Forbidden Planet (1956) [review]

This is an absolute classic that deserve all the praise that it receives. This is a pure pleasure to watch as we jump straight into action of a team not far from landing on a planet, a planet which they have been sent to recover those who landed there many years before. We are introduced to a team of men who find themselves questioning the motives of the last of the scientists, Dr. Morbius (Walter Pidgeon) who has spent his time researching the planet and its history. But, in his brilliance he is a man who is not humble and at times standoffish.

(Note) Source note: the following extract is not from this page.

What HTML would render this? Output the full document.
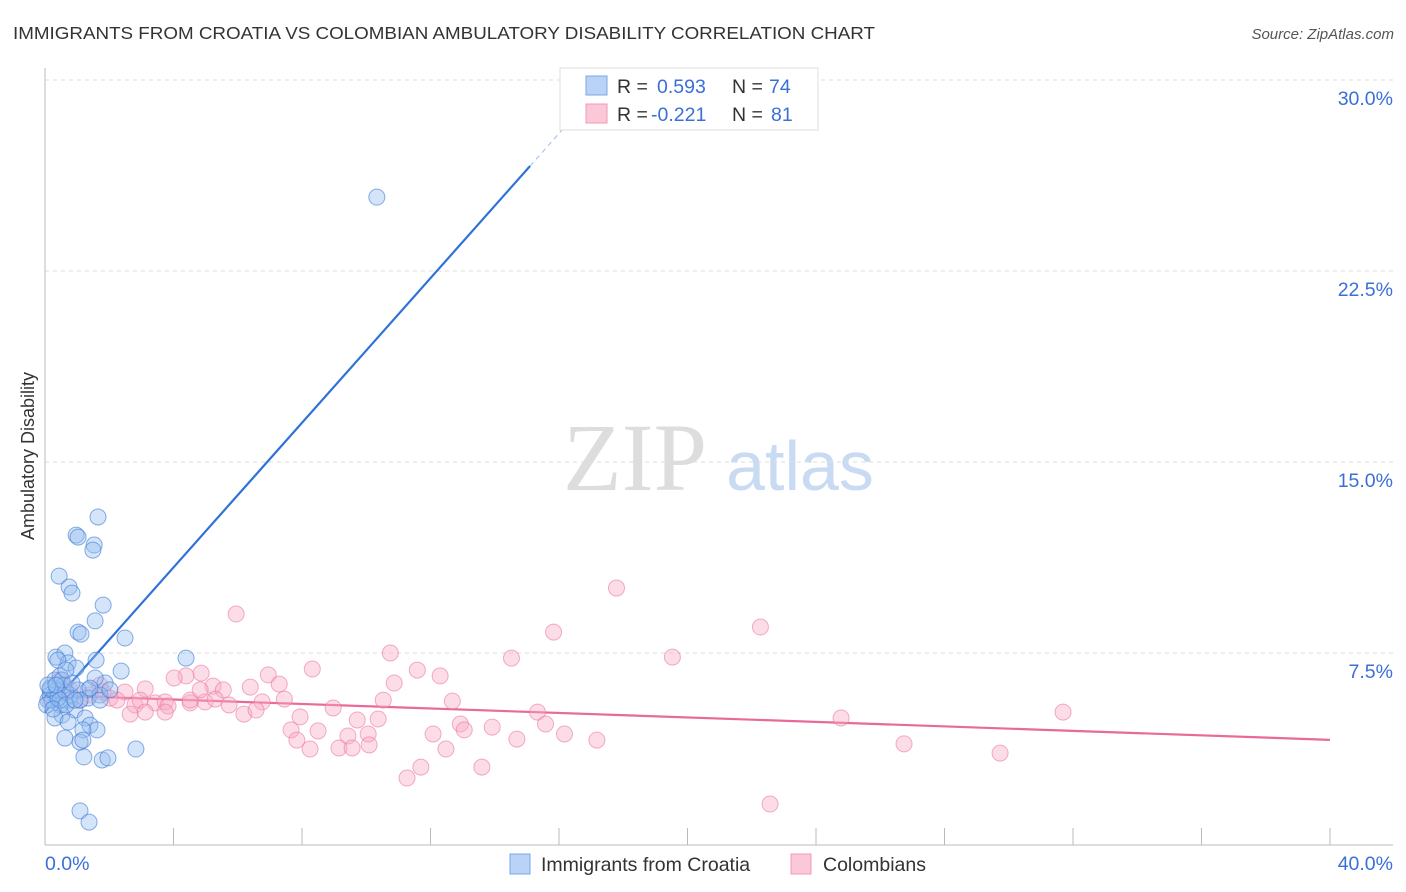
<!DOCTYPE html>
<html><head><meta charset="utf-8"><style>
body{margin:0;background:#fff;font-family:"Liberation Sans",sans-serif;}
svg{display:block}
</style></head><body>
<svg id="chart" width="1406" height="892" xmlns="http://www.w3.org/2000/svg">
<text x="13" y="39" font-size="17.5" fill="#333" textLength="862" lengthAdjust="spacingAndGlyphs" font-family="Liberation Sans, sans-serif">IMMIGRANTS FROM CROATIA VS COLOMBIAN AMBULATORY DISABILITY CORRELATION CHART</text>
<text x="1394" y="39" font-size="15" fill="#555" font-style="italic" text-anchor="end">Source: ZipAtlas.com</text>
<g>
<text x="635" y="490" font-size="96" fill="#ddd" text-anchor="middle" font-family="Liberation Serif, serif">ZIP</text>
<text x="800" y="490" font-size="70" fill="#c9daf3" text-anchor="middle">atlas</text>
</g>
<g id="grid"></g>
<g id="axes"></g>
<text transform="translate(34,456) rotate(-90)" font-size="18" fill="#333" text-anchor="middle">Ambulatory Disability</text>
<g id="lines"></g>
<g id="pts"></g>
<g>
<rect x="560" y="68" width="258" height="62" fill="#fff" stroke="#ddd"/>
<rect x="586" y="76" width="21" height="19" fill="#b8d3f5" stroke="#7aa7e6"/>
<rect x="586" y="104" width="21" height="19" fill="#fbc8d7" stroke="#f09ab4"/>
<text x="617" y="93" font-size="19.5" fill="#333">R = </text><text x="657" y="93" font-size="19.5" fill="#3a6fd8">0.593</text>
<text x="732" y="93" font-size="19.5" fill="#333">N = </text><text x="769" y="93" font-size="19.5" fill="#3a6fd8">74</text>
<text x="617" y="121" font-size="19.5" fill="#333">R = </text><text x="651" y="121" font-size="19.5" fill="#3a6fd8">-0.221</text>
<text x="732" y="121" font-size="19.5" fill="#333">N = </text><text x="771" y="121" font-size="19.5" fill="#3a6fd8">81</text>
</g>
<g>
<rect x="510" y="854" width="20" height="20" fill="#b8d3f5" stroke="#7aa7e6"/>
<text x="541" y="871" font-size="19.5" fill="#333">Immigrants from Croatia</text>
<rect x="791" y="854" width="20" height="20" fill="#fbc8d7" stroke="#f09ab4"/>
<text x="823" y="871" font-size="19.5" fill="#333">Colombians</text>
</g>
</svg>
<script>
const yTicks=[7.5,15,22.5,30];
const yTickLabels=["7.5%","15.0%","22.5%","30.0%"];
const xTicks=[0,4,8,12,16,20,24,28,32,36,40];
const xLabels=["0.0%","40.0%"];
const blueX=[10.33,1.65,0.97,1.03,1.53,1.49,0.44,0.75,0.84,1.81,1.56,1.03,1.12,2.49,0.34,0.62,0.72,1.59,4.39,2.37,0.97,0.31,0.47,1.87,1.56,1.34,0.59,0.16,0.31,0.78,0.47,0.93,1.34,1.71,0.09,0.53,0.31,0.72,1.25,1.40,1.62,1.18,0.62,1.09,1.18,1.21,1.78,1.96,2.83,1.09,1.37,0.16,0.22,0.37,0.47,0.05,0.78,1.03,0.65,0.40,0.16,0.53,0.84,1.09,0.25,0.09,0.34,0.65,1.40,1.71,0.40,0.65,2.02,0.93];
const blueY=[25.40,12.84,12.13,12.05,11.74,11.54,10.52,10.09,9.85,9.38,8.76,8.32,8.24,8.09,7.34,7.50,7.11,7.22,7.30,6.79,6.91,6.44,6.60,6.32,6.52,6.05,6.24,6.05,5.85,5.65,5.46,5.26,5.73,5.85,5.65,5.06,4.95,4.79,4.95,4.67,4.48,4.48,4.16,4.00,4.08,3.42,3.30,3.38,3.73,1.30,0.86,5.85,5.65,6.05,5.65,5.46,5.85,6.05,5.97,5.73,6.12,6.44,6.32,5.65,5.30,6.24,6.24,5.46,6.12,5.65,7.22,6.83,6.05,5.65];
const pinkX=[17.79,5.95,15.83,22.27,10.75,14.52,19.53,8.32,11.59,12.30,6.95,4.86,4.39,4.02,10.87,7.29,6.39,5.23,5.55,3.12,2.49,1.81,2.02,2.24,2.80,3.43,3.74,3.83,4.52,4.98,5.30,5.73,6.76,7.45,8.97,10.53,12.68,15.33,7.94,9.72,10.37,12.93,13.05,13.92,15.58,16.17,7.66,8.50,9.43,10.06,12.08,7.84,8.25,9.15,9.56,10.09,12.48,14.69,17.18,24.78,31.69,26.74,29.73,11.27,11.70,13.60,22.57,2.65,6.19,6.57,4.52,2.96,3.74,0.47,0.78,1.09,1.71,3.12,4.83,0.16,1.40];
const pinkY=[10.05,9.03,8.32,8.52,7.50,7.30,7.34,6.87,6.83,6.60,6.64,6.71,6.60,6.52,6.32,6.28,6.16,6.20,6.05,6.09,5.97,5.97,5.73,5.65,5.46,5.54,5.58,5.42,5.54,5.58,5.69,5.46,5.58,5.69,5.34,5.65,5.61,5.18,4.99,4.87,4.91,4.71,4.48,4.59,4.71,4.32,4.48,4.44,4.24,4.32,4.32,4.08,3.73,3.77,3.77,3.89,3.73,4.12,4.08,4.95,5.18,3.93,3.57,2.59,3.02,3.02,1.57,5.10,5.10,5.26,5.65,5.65,5.18,6.44,6.05,5.65,6.24,5.18,6.05,5.65,5.85];
const blueTrend=[5.18,1.42]; // intercept, slope
const pinkTrend=[5.85,-0.044];
const blueSolidEnd=15.1, blueDashEnd=17.1;

const NS="http://www.w3.org/2000/svg";
const X0=45,X1=1330,Y0=844,PXY=191/7.5;
const xs=v=>X0+v/40*(X1-X0);
const ys=v=>Y0-v*PXY;
function mk(tag,attrs,parent){const e=document.createElementNS(NS,tag);for(const k in attrs)e.setAttribute(k,attrs[k]);parent.appendChild(e);return e;}
const grid=document.getElementById('grid'),axes=document.getElementById('axes');
yTicks.forEach((t,i)=>{
  const l=mk('line',{x1:X0,x2:1393,y1:ys(t),y2:ys(t),stroke:'#ddd','stroke-dasharray':'4,4'},grid);
  
  
  const tx=mk('text',{x:1393,y:ys(t)+25,'font-size':19.5,fill:'#3a6fd8','text-anchor':'end'},axes);
  tx.textContent=yTickLabels[i];
  
  
});
const la=mk('line',{x1:X0,x2:X0,y1:68,y2:845,stroke:'#bbb'},axes);


const ba=mk('line',{x1:X0,x2:1393,y1:845,y2:845,stroke:'#bbb'},axes);


xTicks.forEach(t=>{
  const l=mk('line',{x1:xs(t),x2:xs(t),y1:828,y2:845,stroke:'#bbb'},axes);
  
  
});
[[0,'start',45],[40,'end',1393]].forEach((a,i)=>{
  const tx=mk('text',{x:a[2],y:870,'font-size':19.5,fill:'#3a6fd8','text-anchor':a[1]},axes);
  tx.textContent=xLabels[i];
  
  
});
const pts=document.getElementById('pts');
pinkX.forEach((x,i)=>{
  const c=mk('circle',{cx:xs(x),cy:ys(pinkY[i]),r:8,fill:'rgba(248,170,195,0.4)',stroke:'rgba(236,120,160,0.6)','stroke-width':1},pts);
  
  
});
blueX.forEach((x,i)=>{
  const c=mk('circle',{cx:xs(x),cy:ys(blueY[i]),r:8,fill:'rgba(150,190,240,0.4)',stroke:'rgba(60,120,215,0.6)','stroke-width':1},pts);
  
  
});
const lines=document.getElementById('lines');
const bl=mk('line',{x1:xs(0),y1:ys(blueTrend[0]),x2:xs(blueSolidEnd),y2:ys(blueTrend[0]+blueTrend[1]*blueSolidEnd),stroke:'#2f72d8','stroke-width':2.2},lines);


const bd=mk('line',{x1:xs(blueSolidEnd),y1:ys(blueTrend[0]+blueTrend[1]*blueSolidEnd),x2:xs(blueDashEnd),y2:ys(blueTrend[0]+blueTrend[1]*blueDashEnd),stroke:'#9bbcec','stroke-width':1,'stroke-dasharray':'5,4'},lines);


const pl=mk('line',{x1:xs(0),y1:ys(pinkTrend[0]),x2:xs(40),y2:ys(pinkTrend[0]+pinkTrend[1]*40),stroke:'#e8699a','stroke-width':2.2},lines);


</script>
</body></html>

We; the audience try to understand, along with Commander Adams’ (Leslie Nielson) team, what it is that keeps Morbius on the planet, along with his daughter who was born on the there, knowing nothing of what it is to live on Earth… at least not from firsthand experience. We see the conflict between those there to help and the Morbius family. As the film progresses we see a deeper meaning to what it is to be human and our unconscious. How enlightened we are… and in parts that we’re not as knowledgeable as we would like to think of ourselves. Some may think that this is taking the film too seriously, but if we can be entertained while thinking about a subject. We can enjoy and appreciate the subject matter in ways we may not have previously considered the themes and theories it brings up, which is something I very much liked about this film.

I could be said that you can tell which generation a person is, by how they think of Leslie Nielson, which genre they associate him with. From those who will think of him as a drama actor and those who will consider him a comedy actor. But before he became known for being in comedies, he was a fine drama actor, showing his talent very nicely in this film, he portrays the character with warmth; while remaining a man who can keep his men in place without having to be hard on them.

Of course this may look dated in its visuals, but there is a beauty to the look of this film, in the look and functions of the technology to the colours of what we see on screen.

This is a great way to spend an hour and forty minutes if you ever have the chance to sit down and watch this.